A dogmática neoliberal retoma todos os erros do pensamento econômico burguês anteriores a década de 30, uma fé cega na auto-regulação do mercado, a crença igualmente cega em que esse consegue encontrar um metafísico equilíbrio, o horror a qualquer intervenção estatal, que um pensador com o mínimo de bom senso do ponto de vista burguês como Keynes buscou combater.

A crise capitalista que vivemos, que botou em crise também o paradigma neoliberal, sem reabilitar totalmente o pensamento keynesiano, posto não haverem mais bases materiais para as ilusões na onipotência anticíclica do estado, deixam o pensamento econômico burguês em crise a abrem espaço para a intervenção de uma economia crítica.

Conclusão

Esse artigo buscou demonstrar que apesar de uma aparência extrínseca e formal de proximidade, posto que ambos explicam as crises capitalistas pelos limites da demanda efetiva, os pensamentos de Rosa Luxemburgo e John Maynard Keynes estão em campos opostos e são contrários em seus pressupostos e resultados.

Isso não só porque ambos partem de pontos de vista de classe distintos, mas porque esses pontos de vista de classes distintos efetivamente se refletem em concepções teóricas marcadamente diferentes. Enquanto para Rosa os limites da demanda efetiva são limites estruturais do capitalismo não podendo ser superados a não ser com a conquista permanente de novos mercados e, como esses são limitados geográfica e historicamente, esses limites levam objetivamente a necessidades de crises cada vez mais agudas do capitalismo e a sua também necessária superação, para Keynes os limites da demanda efetiva são dados pelas escolhas subjetivas dos agentes econômicos, por sua propensão ao consumo e preferência pela liquidez, e esse limite da demanda pode ser superado pela intervenção estatal e suas medidas anticíclicas, não havendo assim nenhum limite inerente e intransponível ao continuo desenvolvimento do capitalismo.
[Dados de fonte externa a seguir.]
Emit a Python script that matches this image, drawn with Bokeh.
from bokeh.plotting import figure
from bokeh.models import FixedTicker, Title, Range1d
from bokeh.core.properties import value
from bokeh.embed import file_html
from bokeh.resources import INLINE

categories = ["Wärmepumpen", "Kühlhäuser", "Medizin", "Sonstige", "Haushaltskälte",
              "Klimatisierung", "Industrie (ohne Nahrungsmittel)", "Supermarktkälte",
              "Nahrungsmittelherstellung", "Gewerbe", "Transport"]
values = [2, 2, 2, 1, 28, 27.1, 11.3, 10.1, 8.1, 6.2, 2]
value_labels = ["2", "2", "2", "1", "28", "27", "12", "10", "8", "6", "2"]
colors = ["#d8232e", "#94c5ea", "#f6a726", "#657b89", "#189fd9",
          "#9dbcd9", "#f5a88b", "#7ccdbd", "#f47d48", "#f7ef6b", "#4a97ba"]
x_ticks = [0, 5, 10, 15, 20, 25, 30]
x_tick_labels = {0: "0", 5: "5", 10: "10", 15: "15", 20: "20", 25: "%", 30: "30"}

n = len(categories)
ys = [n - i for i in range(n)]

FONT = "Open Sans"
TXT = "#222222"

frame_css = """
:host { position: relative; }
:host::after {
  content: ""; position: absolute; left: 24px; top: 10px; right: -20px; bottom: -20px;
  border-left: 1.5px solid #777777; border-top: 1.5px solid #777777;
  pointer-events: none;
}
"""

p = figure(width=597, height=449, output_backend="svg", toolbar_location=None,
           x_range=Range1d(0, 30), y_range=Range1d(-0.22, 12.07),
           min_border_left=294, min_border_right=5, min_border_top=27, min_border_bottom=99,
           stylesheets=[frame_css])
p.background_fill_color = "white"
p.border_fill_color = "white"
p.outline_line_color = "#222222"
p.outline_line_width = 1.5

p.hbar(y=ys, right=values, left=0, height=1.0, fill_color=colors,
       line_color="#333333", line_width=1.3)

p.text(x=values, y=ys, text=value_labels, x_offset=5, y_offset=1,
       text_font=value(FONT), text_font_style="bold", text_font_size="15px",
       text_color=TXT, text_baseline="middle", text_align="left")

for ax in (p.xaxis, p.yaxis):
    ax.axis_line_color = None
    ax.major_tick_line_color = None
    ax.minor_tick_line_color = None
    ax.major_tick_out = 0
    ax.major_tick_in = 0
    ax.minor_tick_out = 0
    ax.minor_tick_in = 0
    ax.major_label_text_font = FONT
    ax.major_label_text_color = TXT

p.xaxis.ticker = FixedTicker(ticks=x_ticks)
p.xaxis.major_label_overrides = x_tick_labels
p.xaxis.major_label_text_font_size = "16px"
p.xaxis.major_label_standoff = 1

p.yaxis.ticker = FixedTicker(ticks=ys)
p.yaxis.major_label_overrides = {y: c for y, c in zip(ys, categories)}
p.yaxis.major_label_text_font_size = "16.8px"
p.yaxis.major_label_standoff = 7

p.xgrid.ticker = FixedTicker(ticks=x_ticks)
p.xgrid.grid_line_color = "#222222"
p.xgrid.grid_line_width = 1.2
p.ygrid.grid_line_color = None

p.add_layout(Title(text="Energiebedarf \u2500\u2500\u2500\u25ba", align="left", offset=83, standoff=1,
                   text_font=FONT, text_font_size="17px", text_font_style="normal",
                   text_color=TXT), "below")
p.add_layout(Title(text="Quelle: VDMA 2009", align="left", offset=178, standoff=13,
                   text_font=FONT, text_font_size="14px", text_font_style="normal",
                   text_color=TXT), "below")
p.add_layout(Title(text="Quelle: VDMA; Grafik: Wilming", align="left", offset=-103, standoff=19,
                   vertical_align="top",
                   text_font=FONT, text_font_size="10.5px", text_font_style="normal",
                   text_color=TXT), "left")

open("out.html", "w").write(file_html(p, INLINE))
Esse momento de crise do capitalismo, que é também uma crise de paradigmas, deve levar a um debate cada vez mais profundo sobre os projetos de sociedade e civilização que as diferentes classes e grupos sociais propõem. Um debate sobre as possibilidades da manutenção ou superação do sistema capitalista, de suas crises e possibilidades de sua superação se faz assim necessário. Esse artigo se pretende uma pequena contribuição.